La bataille ne fait que commencer. Mercredi, le groupe papetier nippon Hokuetsu Paper Mills a rejeté la proposition de fusion déposée le 23 juillet par Oji Paper, son concurrent et numéro un du secteur. Anodin de prime abord pour un observateur étranger, ce choc de titans fera date au Japon. C'est en effet la première fois que deux sociétés de l'indice Nikkei s'affrontent sur le terrain boursier. C'est aussi «la première fois qu'une entreprise de «l'establishment» japonais lance une OPA hostile», relève Citigroup.

Les titres des deux sociétés ont progressé ces jours passés, preuve que l'initiative inamicale et inhabituelle est appréciée des opérateurs. La fusion des entités, opération à 1,75 milliard de francs, donnerait naissance au cinquième groupe papetier mondial. Mais son succès est loin d'être acquis. Peu rompues aux raids boursiers, les entreprises nippones semblent en effet maîtriser parfaitement le manuel anti-OPA. Ainsi, avant même qu'Oji n'officialise ses intentions, Hokuetsu s'est doté d'une «pilule empoisonnée» visant à diluer la participation d'investisseurs trop gourmands. Pour parfaire sa défense, le groupe a invité le conglomérat Mistubishi à acquérir 24% de ses droits de votes via une augmentation de capital réservée. Le tout sans consulter ses actionnaires: ces actions seraient émises avec une décote de 7%, contre la prime de 35% offerte Oji. Pour enfoncer le clou, le patron de Hokuetsu a déclaré en substance qu'il était outrageux d'imaginer qu'une société puisse être achetée de force en pinaillant sur des questions d'argent.

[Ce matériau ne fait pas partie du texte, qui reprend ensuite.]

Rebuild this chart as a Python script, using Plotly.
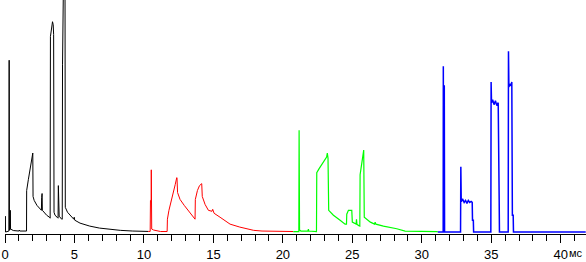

Ses propos font écho aux réactions suscitées par le raid, hostile et infructueux, de la société Internet Livedoor sur le groupe de télévision Fuji TV début 2005. Le très conservateur Keidanren, l'association des patrons japonais, avait fustigé ces méthodes de voyou, et quantité d'entreprises avaient fourbi leurs armes anti-OPA. On se souvient d'autant mieux de ce haut fait boursier que deux de ses protagonistes ont fréquenté depuis la prison. Takufumi Horie, le fondateur de Livedoor, vient d'y passer trois mois, et Yoshiaki Murakami, le patron d'un fonds d'investissement accusé d'avoir profité d'informations privilégiées lors de cette OPA, a été incarcéré en juin.

Mais l'Archipel évolue. Le dénouement des participations croisées entre banques et groupes industriels, engagé à la fin du siècle passé, et l'intérêt croissant des investisseurs étrangers ont réduit la stabilité de l'actionnariat des sociétés locales. Depuis qu'elles ont assaini leurs bilans, elles ont aussi les moyens de financer des opérations de croissance externe. Si Oji atteint son but, les OPA hostiles finiront bien par être considérées comme «normales» sur Kabuto-cho, prédit Citigroup.